Task details: Write the lines out again, from the top of the material to the line containing "path_effects=[pe.withStroke(linewidth=0.7, foreground=azul)])", pictures excluded.

Data shown:

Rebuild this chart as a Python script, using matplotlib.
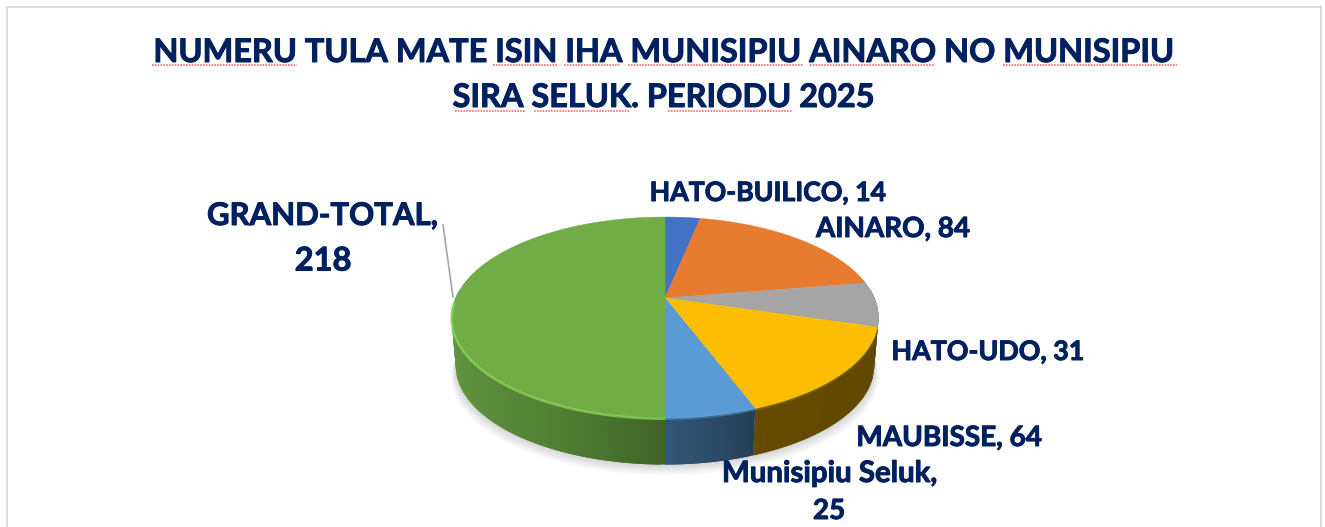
import matplotlib
matplotlib.use("Agg")
import matplotlib.pyplot as plt
import matplotlib.patheffects as pe
from matplotlib.patches import Rectangle
import numpy as np

plt.rcParams["font.family"] = ["Lato", "DejaVu Sans"]

nomes = ["HATO-BUILICO", "AINARO", "HATO-UDO", "MAUBISSE", "Munisipiu Seluk", "GRAND-TOTAL"]
valores = [14, 84, 31, 64, 25, 218]
cores = ["#4472c4", "#e77b30", "#a5a5a5", "#fdbd00", "#5b9bd5", "#70ad47"]

titulo = ["NUMERU TULA MATE ISIN IHA MUNISIPIU AINARO NO MUNISIPIU",
          "SIRA SELUK. PERIODU 2025"]
azul = "#002060"

# geometry of the tilted pie, in pixels
cx, cy = 665, 298
BX, AY, PERSP = 209.4, 96.7, 0.194
PROF = 49
ESCALA_BASE = 0.98


def projeta(theta, base=False):
    """theta em graus, sentido horario a partir do topo"""
    t = np.radians(theta)
    u, v = np.sin(t), np.cos(t)
    w = 1 + PERSP * v
    x, y = BX * u / w, AY * v / w
    if base:
        return cx + ESCALA_BASE * x, cy + PROF - ESCALA_BASE * y
    return cx + x, cy - y


def escurece(cor, f):
    return tuple(c * f for c in matplotlib.colors.to_rgb(cor))


def texto(x, y, s, tam):
    ax.text(x, y, s, ha="center", va="center", fontsize=tam, fontweight="bold", color=azul, zorder=6,
            path_effects=[pe.withStroke(linewidth=0.7, foreground=azul)])


fig = plt.figure(figsize=(13.25, 5.27), dpi=100, facecolor="white")
ax = fig.add_axes([0, 0, 1, 1])
ax.set_xlim(0, 1325)
ax.set_ylim(527, 0)
ax.axis("off")

# moldura
ax.add_patch(Rectangle((7, 6.5), 1313.5, 530, fill=False, edgecolor="#d9d9d9", lw=1.3))

# titulo
texto(665, 52.5, titulo[0], 23.4)
texto(664, 97.5, titulo[1], 23.4)

# sublinhado do corretor ortografico
sublinhados = [(152, 297, 64.5), (493, 557, 64.5), (564, 620, 64.5), (628, 803, 64.5),
               (810, 935, 64.5), (1003, 1177, 64.5),
               (455, 526, 111), (534, 630, 111), (668, 792, 111)]
for x0, x1, y in sublinhados:
    ax.plot([x0, x1], [y, y], color="#f26c70", lw=1.2, ls=(0, (1, 0.7)))

acum = np.cumsum([0] + valores) / sum(valores) * 360
tudo = np.linspace(0, 360, 361)

# sombra por baixo
bx, by = projeta(tudo, base=True)
for i in range(7):
    d = 1 + i * 1.6
    ax.fill(cx + (bx - cx) * (1 + 0.002 * d), by + d, color="black", alpha=0.022, lw=0)

# parede lateral, tiras sobrepostas para nao aparecer emenda
for ini, fim, cor in zip(acum[:-1], acum[1:], cores):
    for a in np.arange(ini, fim, 1.0):
        b = min(a + 2.0, fim)
        if not 85 < (a + b) / 2 < 275:
            continue
        tx, ty = projeta(np.array([a, b]))
        qx, qy = projeta(np.array([b, a]), base=True)
        f = np.interp((tx.mean() - cx), [-214, -100, 0, 90, 214], [0.85, 0.72, 0.57, 0.40, 0.38])
        ax.fill(np.r_[tx, qx], np.r_[ty, qy], facecolor=escurece(cor, f), lw=0)

# fatias de cima
for ini, fim, cor in zip(acum[:-1], acum[1:], cores):
    th = np.linspace(ini, fim, 120)
    x, y = projeta(th)
    ax.fill(np.r_[cx, x], np.r_[cy, y], facecolor=cor, edgecolor=cor, lw=0.3, zorder=3)

# brilho na borda frontal
for ini, fim, cor, alfa in zip(acum[:-1], acum[1:], cores, [0, 0, 0, 0.15, 0.3, 0.7]):
    if alfa == 0:
        continue
    th = np.linspace(max(ini, 100), min(fim, 268), 100)
    x, y = projeta(th)
    clara = tuple(min(1, c * 1.28) for c in matplotlib.colors.to_rgb(cor))
    ax.plot(x, y + 0.8, color=clara, lw=1.8, alpha=alfa, zorder=4, solid_capstyle="butt")

# linha guia
ax.plot([443, 453], [225, 297], color="#a6a6a6", lw=1.2, zorder=2)

# rotulos
texto(767.5, 193, f"{nomes[0]}, {valores[0]}", 19.2)
texto(893, 229, f"{nomes[1]}, {valores[1]}", 20)
texto(987.5, 352, f"{nomes[2]}, {valores[2]}", 19.3)
texto(949, 438, f"{nomes[3]}, {valores[3]}", 20.1)
texto(829, 474, f"{nomes[4]},", 21.2)
texto(829, 511, f"{valores[4]}", 20)
texto(322.5, 216, f"{nomes[5]},", 22.4)
texto(323, 261, f"{valores[5]}", 23.5)

fig.savefig("out.png", dpi=100, facecolor="white")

Exercise output:
Rebuild this chart as a Python script, using matplotlib.
import matplotlib
matplotlib.use("Agg")
import matplotlib.pyplot as plt
import matplotlib.patheffects as pe
from matplotlib.patches import Rectangle
import numpy as np

plt.rcParams["font.family"] = ["Lato", "DejaVu Sans"]

nomes = ["HATO-BUILICO", "AINARO", "HATO-UDO", "MAUBISSE", "Munisipiu Seluk", "GRAND-TOTAL"]
valores = [14, 84, 31, 64, 25, 218]
cores = ["#4472c4", "#e77b30", "#a5a5a5", "#fdbd00", "#5b9bd5", "#70ad47"]

titulo = ["NUMERU TULA MATE ISIN IHA MUNISIPIU AINARO NO MUNISIPIU",
          "SIRA SELUK. PERIODU 2025"]
azul = "#002060"

# geometry of the tilted pie, in pixels
cx, cy = 665, 298
BX, AY, PERSP = 209.4, 96.7, 0.194
PROF = 49
ESCALA_BASE = 0.98


def projeta(theta, base=False):
    """theta em graus, sentido horario a partir do topo"""
    t = np.radians(theta)
    u, v = np.sin(t), np.cos(t)
    w = 1 + PERSP * v
    x, y = BX * u / w, AY * v / w
    if base:
        return cx + ESCALA_BASE * x, cy + PROF - ESCALA_BASE * y
    return cx + x, cy - y


def escurece(cor, f):
    return tuple(c * f for c in matplotlib.colors.to_rgb(cor))


def texto(x, y, s, tam):
    ax.text(x, y, s, ha="center", va="center", fontsize=tam, fontweight="bold", color=azul, zorder=6,
            path_effects=[pe.withStroke(linewidth=0.7, foreground=azul)])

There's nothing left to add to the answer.